D: Il mercato residenziale milanese è tra i più dinamici d’Europa, ma registra anche forti tensioni sociali legate all’accessibilità. Quali politiche, strumenti fiscali o modelli pubblico-privati possono realmente sbloccare soluzioni abitative per le fasce medie e giovani?
R: In questo momento si sta lavorando a livello nazionale sul Piano Casa, coordinato dal Ministero delle Infrastrutture. È uno strumento programmatico per contrastare il disagio abitativo, con risorse dedicate e una riorganizzazione dell’edilizia residenziale. Non può essere solo in mano al pubblico: il pubblico ha risorse limitate e competenze più amministrative che operative.

Per questo si sta rivedendo il partenariato pubblico-privato, introducendo strumenti finanziari innovativi attraverso fondi mobiliari, casse di previdenza, fondazioni bancarie.

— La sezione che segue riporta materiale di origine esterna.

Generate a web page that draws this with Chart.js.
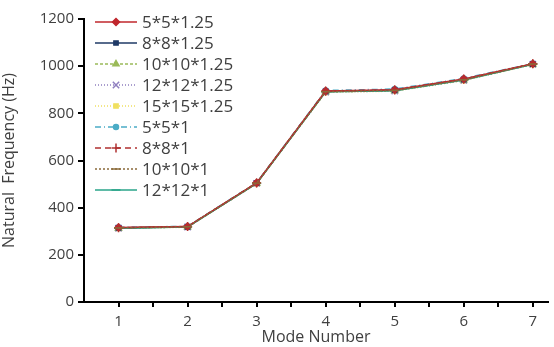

A livello europeo è stata istituita una commissione parlamentare, presieduta da un’europarlamentare italiana, che sta consultando gli Stati per definire linee guida condivise. 

Per quanto riguarda Milano, il problema non sono tanto le grandi trasformazioni (che seguono iter già pianificati), ma tutto quel tessuto di rigenerazione urbana che genera valore nel quotidiano. 

Infine, va sottolineata la straordinaria capacità di Milano di reagire alle crisi. È questa la vera forza del mercato milanese. E da questa crisi, appena se ne avrà l’opportunità, si riuscirà a ripartire in modo proattivo.